At SEM we frequently hear from customers confused by high security shredder features, ratings, and claims. I’ll flesh out a few of the most common and confusing claims versus some real world facts.
Paper Shredder Model XYZ takes up to 18 sheets per feed, or Shredder ABC takes 8-12 sheets per feed.
The sheet capacity ratings for high security paper shredders can be confusing. Clear numerical ratings on throughput are surely needed to properly select a machine, and to compare makes and models against each other.

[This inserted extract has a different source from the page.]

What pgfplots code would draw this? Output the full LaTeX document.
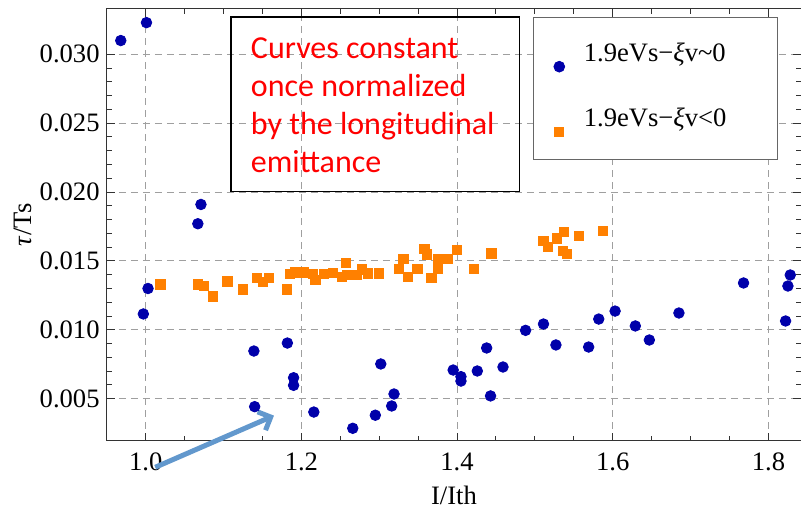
\documentclass[border=0pt]{standalone}
\usepackage{pgfplots}
\pgfplotsset{compat=1.18}
\usepackage{fontspec}
\setmainfont{Liberation Serif}
\newfontfamily\calibri{Carlito}
\usetikzlibrary{arrows.meta,calc}
\definecolor{mblue}{RGB}{0,0,170}
\definecolor{morange}{RGB}{255,128,0}
\definecolor{arrowblue}{RGB}{98,152,205}
\begin{document}
\fontsize{13.3}{16}\selectfont
\begin{tikzpicture}
\begin{axis}[name=ax, scale only axis, width=347pt, height=215.85pt,
  xmin=0.9503, xmax=1.8418, ymin=0.00195, ymax=0.03329,
  xtick={1.0,1.2,1.4,1.6,1.8}, xticklabels={1.0,1.2,1.4,1.6,1.8},
  ytick={0.005,0.010,0.015,0.020,0.025,0.030},
  yticklabels={0.005,0.010,0.015,0.020,0.025,0.030},
  scaled x ticks=false, scaled y ticks=false,
  minor x tick num=3, minor y tick num=4,
  tick align=inside, major tick length=4pt, minor tick length=2.5pt,
  grid=major, major grid style={gray!75, dash pattern=on 3.5pt off 2.5pt, line width=0.5pt},
  axis line style={black!80, line width=0.5pt},
  tick style={black!80, line width=0.5pt},
  /pgf/number format/assume math mode=true,
  xticklabel style={inner sep=0pt, yshift=-6pt},
  yticklabel style={inner sep=0pt, xshift=-3.5pt},
  xlabel={I/Ith}, ylabel={\textit{τ}/Ts},
  xlabel style={at={(axis description cs:0.5,0)}, anchor=base, yshift=-32pt, inner sep=0pt},
  ylabel style={at={(axis description cs:-0.121,0.5)}, anchor=center, inner sep=0pt},
  clip=false,
  legend cell align=left,
  legend image code/.code={\path (-4pt,0pt) (4pt,0pt); \draw[#1,overlay] plot coordinates {(0pt,-5.5pt)};},
  legend style={at={(rel axis cs:0.6134,0.9822)}, anchor=north west, draw=black!60, fill=white,
    line width=0.5pt, inner xsep=8.8pt, inner ysep=13pt, row sep=20pt, column sep=8pt,
    nodes={inner sep=0pt, text height=9pt, text depth=3.5pt, text width=88pt, align=left}},
]
\addplot[only marks, mark=*, mark size=2.65pt, mblue, mark options={draw=mblue, fill=mblue}] coordinates {
(0.968,0.0310) (1.001,0.0323) (1.071,0.0191) (1.067,0.0177) (0.997,0.01115) (1.003,0.0130)
(1.139,0.00846) (1.140,0.00442) (1.182,0.00904) (1.190,0.00652) (1.190,0.00597) (1.216,0.00403)
(1.266,0.00285) (1.302,0.00752) (1.295,0.00380) (1.316,0.00447) (1.319,0.00534) (1.395,0.00708)
(1.405,0.00660) (1.405,0.00628) (1.426,0.00701) (1.438,0.00868) (1.443,0.00520) (1.459,0.00730)
(1.488,0.00996) (1.511,0.01042) (1.527,0.00890) (1.569,0.00875) (1.582,0.01078) (1.603,0.01136)
(1.629,0.01028) (1.647,0.00926) (1.685,0.01122) (1.768,0.01340) (1.825,0.01318) (1.828,0.01398)
(1.822,0.01064)
};
\addlegendentry{1.9eVs−\textit{ξ}v\textasciitilde0}
\addplot[only marks, mark=square*, mark size=2.3pt, morange, mark options={draw=morange, fill=morange}] coordinates {
(1.019,0.01330) (1.067,0.01330) (1.075,0.01320) (1.086,0.01243) (1.105,0.01352) (1.125,0.01294)
(1.143,0.01376) (1.151,0.01349) (1.158,0.01374) (1.181,0.01294) (1.185,0.01403) (1.192,0.01417)
(1.203,0.01417) (1.215,0.01405) (1.218,0.01361) (1.229,0.01405) (1.240,0.01414) (1.252,0.01385)
(1.257,0.01483) (1.258,0.01398) (1.271,0.01398) (1.278,0.01439) (1.285,0.01410) (1.300,0.01410)
(1.325,0.01441) (1.331,0.01512) (1.337,0.01383) (1.349,0.01441) (1.358,0.01586) (1.361,0.01548)
(1.367,0.01378) (1.375,0.01512) (1.375,0.01441) (1.388,0.01512) (1.3995,0.01579) (1.422,0.01441)
(1.444,0.01555) (1.511,0.01644) (1.517,0.01599) (1.528,0.01664) (1.537,0.01708) (1.536,0.01572)
(1.541,0.01550) (1.556,0.01679) (1.587,0.01717)
};
\addlegendentry{1.9eVs−\textit{ξ}v<0}
\draw[black, line width=0.8pt] (rel axis cs:0.1787,0.5768) rectangle (rel axis cs:0.5941,0.9808);
\node[anchor=base west, align=left, text=red, font=\calibri\fontsize{16}{19}\selectfont, inner sep=0pt]
  at (rel axis cs:0.2069,0.6217) {Curves constant\\once normalized\\by the longitudinal\\emittance};
\draw[arrowblue, line width=2.5pt, -{Straight Barb[length=5pt,width=10pt]}]
  (axis cs:1.0123,0.00002) -- (axis cs:1.1648,0.00377);
\end{axis}
\pgfresetboundingbox
\path[use as bounding box] ($(ax.south west)+(-53.5pt,-34.15pt)$) rectangle ($(ax.north east)+(0pt,4.5pt)$);
\end{tikzpicture}
\end{document}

In the early days, some manufacturers and vendors based throughputs on thin European “onion skin” paper. That is not surprising, since Germany has long been the largest source of manufacturing of these types of shredders. This led to ratings that could not be achieved for standard office paper, as in 20 pound bond, 8.5″ x 11″ paper. Other manufacturers based their ratings on typical office paper, which is more accurate, but problematic when comparing with machines rated with thin paper. Over time, most sheet capacity ratings have evolved into a range. The lower figure in the range is true for very thin paper. The higher figure is true for common office paper. If one wants a shredder that reliably takes 10 sheets per feed, the right machine will be rated something like this: 10-14 sheets per feed.
There are some shredders advertised as taking “up to X” sheets per feed, i.e. not providing a range. These will normally take about 30% fewer sheets per feed for regular office paper. The very best way to compare the relative throughput of high security paper shredders is to look them up on the National Security Agency’s Evaluated Products List for High Security Crosscut Paper Shredders. Those figures are officially determined by the NSA in live testing. They are the real deal.
High Security Paper Shredder Model XYZ accepts staples and paper clips.
This claim has been popping up for years in our industry. It is a problematic claim that could lead users to cause catastrophic damage to their shredders. Here is the story: In the early days of high security paper shredders, the cutting heads used to be a stacked type, meaning rows of hundreds of individual circular cutters, aligned along two rotating shafts. These shredders were exceptionally fragile. Staples, paper clips, or even frequent overfeeding and jamming could damage them. These cutting heads could be rebuilt, though typically costing $2,000 to $3,000 for the work. Few vendors, if any, dared to claim or imply that it was okay to feed staples and paper clips, and surely none would cover head damage under the warranty.
Almost every currently available high security shredder has a solid cutting head, which has cutting features fashioned right into large metal cylinders. There are no individual cutters to replace, so they can’t be rebuilt. Solid cutting heads are much more durable than the old stacked type cutting heads. A user might get away with feeding metal (staples, clips) for a good while without damage. But, eventually metal items will destroy any solid cutting head. Replacement of solid cutting heads is so expensive that it is pretty much never done. The bottom line is that no high security paper shredder can accept staples and paper clips without risk of devastating and irreparable damage to the machine. Also, no manufacturer or vendor will cover cutting head damage under warranty.
High Security Paper Shredder Model ABC also takes CDs and DVDs.
This claim is often true, but can also be misleading or misunderstood. Standard high security paper shredders are configured to take paper. If CDs, DVDs, or other hard plastics are fed, they can badly clog or jam the cutting head, potentially even causing heavy damage. This is a periodic problem that our field technicians find at customer sites.
There are some machines on the market that have separate feed openings and cutters, one for paper, the other for CDs and DVDs. They are often referred to as “combo” shredders. For these machines, as long as the operator puts only paper in the paper slot and only CDs and DVDs in the optical media slot, all will go well. However, there will be an ever present risk that operators will make a mistake, causing serious problems. Operators need to be well trained and cautious to use this type of machine. In many cases it is smarter and safer to get separate, well labeled machines for paper and optical media. SEM offers both combination shredders and also bundles that combine a paper shredder and an optical media shredder with a baked in discount.
A little care is required to fully understand features and ratings, but it is well worth taking the time to do so.